Une voix qui crie dans le désert
49-3
Ce n’est pas le score du match de rugby du week-end.
Qui a gagné ?
Personne.
Qui a perdu ?
Tout le monde.
La honte.
C’est l’expression de ce week-end.
Lâchée par une victime désemparée de voir son agresseur sexuel, honoré et récompensé sous ses yeux, par ses pairs.
Ils savaient bien qu’elle serait là, dans la salle.
Mais ils n’en avaient rien à faire.
Ils lui ont infligé un supplice, l’humiliation suprême, avec un raffinement de cruauté.
Dans un cas comme dans l’autre, au gouvernement comme aux César du cinéma, on a bien écouté des voix dissidentes, des personnes qui osaient dénoncer par avance, ce que l’on projetait.
L’on a écouté plus ou moins poliment. Avec un sourire forcé. L’on a feint la compassion, on a ri jaune, comme le gilet de la même couleur.
L’on a fait le dos rond, laissé passer l’orage.
Laissé cabotiner Florence Foresti sur « Roro, atchoum, Popaul ».
Comme l’on avait ri de la saillie grinçante de Blanche Gardin. « J’aimais bien jouer au théâtre parce que tant qu’on était sur les planches, le metteur en scène nous laissait un peu tranquilles. C’est étrange cette bienveillance envers les artistes. On ne dit pas du boulanger « bon d’accord, il viole un peu les gosses dans le fournil, mais tout de même, il fait une baguette extraordinaire ! »
Laissé entre autres, les avocats manifester, brûler des codes, refuser de plaider, bloquer l’accès aux tribunaux, faire des clips, des haka, des défilés, des chansons, troquer leurs rabats blancs contre des rouges. Laissé les parlementaires d’opposition déposer des dizaines de milliers d’amendements, pour tenter de reculer un tant soit peu l’échéance fatidique.
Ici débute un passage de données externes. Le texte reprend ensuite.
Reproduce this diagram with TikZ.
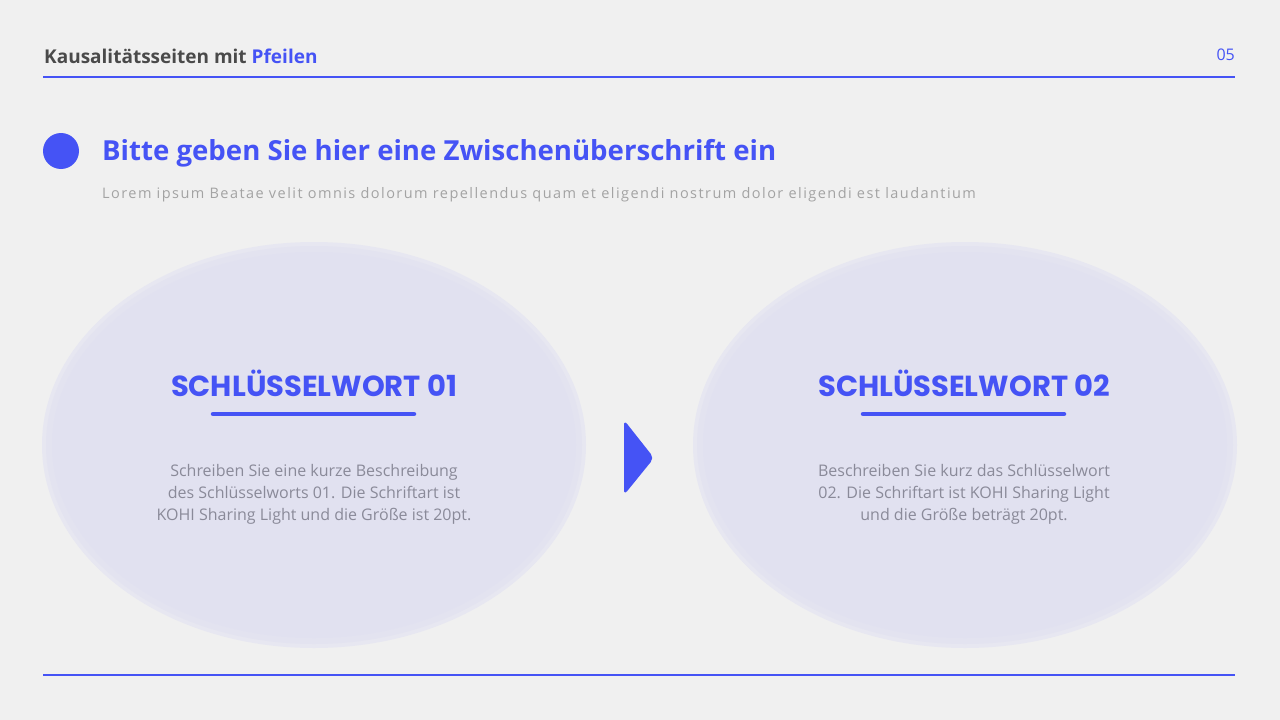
\documentclass[tikz,border=0pt]{standalone}
\usepackage{fontspec}
\setmainfont{Open Sans}
\newfontfamily\headfont{Poppins}
\newfontfamily\bodyfont{Open Sans}
\definecolor{bg}{HTML}{F0F0F0}
\definecolor{acc}{HTML}{4553F5}
\definecolor{dark}{HTML}{4A4A4A}
\definecolor{lgray}{HTML}{A3A3A3}
\definecolor{bgray}{HTML}{8A8A99}
\definecolor{ell}{HTML}{E1E1F0}
\definecolor{ellout}{HTML}{E7E7F1}
\tikzset{
  rule/.style={draw=acc, line width=1.6pt},
  keyword/.style={font=\headfont\fontsize{29}{34}\selectfont\bfseries, text=acc, inner sep=0pt},
  bar/.style={draw=acc, line width=4.5pt, line cap=round},
  desc/.style={font=\bodyfont\fontsize{16}{22}\selectfont, text=bgray, align=center, inner sep=0pt},
}
\begin{document}
\begin{tikzpicture}[x=1pt,y=-1pt]
\useasboundingbox (0,0) rectangle (1280,720);
\fill[bg] (0,0) rectangle (1280,720);
% header
\node[anchor=base west, inner sep=0pt, font=\fontsize{19}{22}\selectfont\bfseries, text=dark] (title) at (44,63) {Kausalitätsseiten mit \textcolor{acc}{Pfeilen}};
\node[anchor=base east, inner sep=0pt, font=\fontsize{16}{20}\selectfont, text=acc] (pnum) at (1235,60) {05};
\coordinate (hl) at (43,77); \coordinate (hr) at (1235,77);
\draw[rule] (hl) -- (hr);
\coordinate (fl) at (43,675); \coordinate (fr) at (1235,675);
\draw[rule] (fl) -- (fr);
% subheading
\node[circle, fill=acc, minimum size=36pt, inner sep=0pt] (dot) at (61,151) {};
\node[anchor=base west, inner sep=0pt, font=\fontsize{27.6}{32}\selectfont\bfseries, text=acc] (sub) at (102,160) {Bitte geben Sie hier eine Zwischenüberschrift ein};
\node[anchor=base west, inner sep=0pt, font=\fontsize{14.5}{18}\selectfont\addfontfeatures{LetterSpace=10}, text=lgray] (lorem) at (102,198) {Lorem ipsum Beatae velit omnis dolorum repellendus quam et eligendi nostrum dolor eligendi est laudantium};
% ellipses
\foreach \cx in {314,965}{
  \fill[ellout] (\cx,445) ellipse [x radius=272, y radius=203];
  \fill[ell!70!ellout] (\cx,445) ellipse [x radius=268, y radius=199];
  \fill[ell] (\cx,445) ellipse [x radius=262, y radius=193];
}
% keyword 1
\node[keyword, anchor=base] (k1) at (314,396) {SCHLÜSSELWORT 01};
\coordinate (b1l) at (213,414); \coordinate (b1r) at (414,414);
\draw[bar] (b1l) -- (b1r);
\node[desc] (d1) at (314,494) {Schreiben Sie eine kurze Beschreibung\\des Schlüsselworts 01. Die Schriftart ist\\KOHI Sharing Light und die Größe ist 20pt.};
% keyword 2
\node[keyword, anchor=base] (k2) at (964,396) {SCHLÜSSELWORT 02};
\coordinate (b2l) at (863,414); \coordinate (b2r) at (1064,414);
\draw[bar] (b2l) -- (b2r);
\node[desc] (d2) at (964,494) {Beschreiben Sie kurz das Schlüsselwort\\02. Die Schriftart ist KOHI Sharing Light\\und die Größe beträgt 20pt.};
% arrow
\fill[acc, rounded corners=5pt] (624,420) -- (654,458) -- (624,495) -- cycle;
\end{tikzpicture}
\end{document}
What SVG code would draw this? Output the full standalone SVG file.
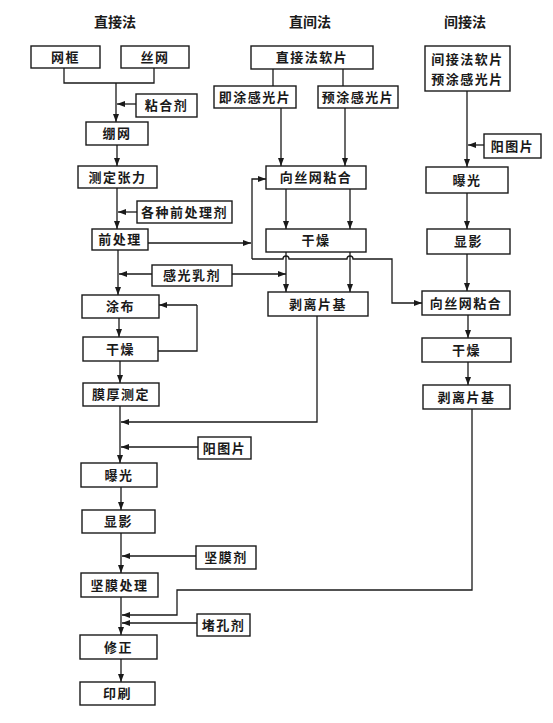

« Encore un quart d’heure, Monsieur le bourreau ».
Et puis, dans un cas comme dans l’autre, l’on a sifflé la fin de la récré.
Sans autre forme de procès.
L’on a laissé s’exprimer, mais l’on n’a pas entendu.
Force est resté à la Loi. Celle du plus fort, de celui qui détient le pouvoir, et qui au final, fera bien comme il voudra. Et qui le sait.
Nous sommes des voix qui crions dans le désert.
Il nous faut crier, sans cesse, sans peur, mais avec espérance.
Il nous faut crier le respect de la dignité de chaque personne humaine.
Il nous faut crier la défense des plus fragiles, dans la construction d’une société plus juste.
Il nous faut crier qu’on ne peut vivre n’importe comment, faire n’importe quoi et célébrer n’importe qui.
Nous ne sommes pas la lumière.
Nous sommes la lampe.
Nous sommes la lampe qui porte témoignage à la lumière.
Je suis éveillé, habité par la lumière que je porte et qui me porte :
La Justice.
Et voici que je rejoins d’autres porteurs de lumière
Qui sont éveillés par leur cœur, par leur conscience.
Gardons nos lampes allumées.
Car du fond des ténèbres où d’aucuns veulent nous plonger, nous porterons la lumière.